Under the terms of this agreement, if you’re Syrian at least you still have a faint possibility of being resettled in Europe; but you will be placed at the back of a very long queue of Syrian refugees currently in Turkey seeking resettlement in Europe.  The deal says nothing about Iraqis and Afghans, who can apply for asylum. They (as well as every other irregular migrant) will also be sent back to Turkey.  It’s very unlikely they’ll get any kind of protection there; but it’s worth noting in an article today (25 March 2016) in – of all publications – the Daily Mail, which discusses EU pressure on Turkey to change its national legislation in order to give Afghans and Iraqis more rights as refugees.  Although updates from yesterday, 24 March, are not encouraging: Turkey’s ambassador to the EU said in an interview with the website EU Observer that his government would not change its laws again.  “No, no, no, and no,” Selim Yenel was quoted as saying by EU Observer, in response to the idea that Turkey might let EU officials observe its asylum process in action.
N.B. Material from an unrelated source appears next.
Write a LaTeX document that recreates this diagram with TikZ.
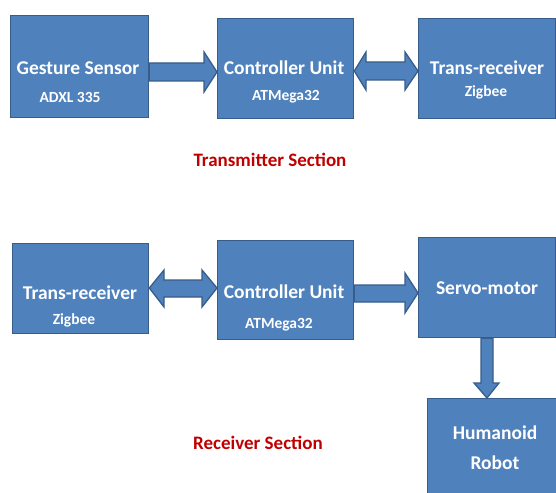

Yenel argued that Turkey is already a safe country for refugees.  The EU leaders had previously pressed Ankara to change its rules to extend international standards of protection to non-Syrian migrants, a condition for Greece to be able legally to return asylum seekers to Turkey.

 

What is the Alternative?

Europe needs to step up mass resettlement schemes. While this is going to require great administrative and financial efforts, it’s hard to see there’s no alternative to it. People are going to try and come anyway, and the sooner we can try and manage that process, the easier it will become. If you create resettlement schemes, people feel like there is a point to staying put in the Middle East, because in the long term this might lead to them being given a safe and legal passage to the West, and then they don’t have to risk death in the rolling seas.

 

There is also an advantage to Western governments of resettlement schemes because at least they can decide when people arrive, where they will go, and can screen people in advance to weed out anyone who they think might be a potential terrorist. For example, Canada’s resettlement program has allowed the country to prepare, as people arrive at specific times to specific places. Germany can’t currently do the same because they don’t know who’s coming, when they’re coming or where exactly they’re coming.

 

Once people who might have gone in a more chaotic fashion decide to stay in their countries in the hope of being resettled in a more orderly fashion, everyone wins. Refugees win because they don’t drown. And Western countries win because they don’t get people turning up in droves in an unmanageable way.

 

In general, the following steps need to be taken: increase safe and legal channels into the EU to reduce demand for smuggling and dangerous journeys, specifically through:

  • Increased refugee resettlement;
  • Expanded family reunification (that is, allow those outside the EU to join immediate family members who have found legal refuge inside the Union); and
  • Reform of the EU Visa Code with a view to creating a Schengen humanitarian visa.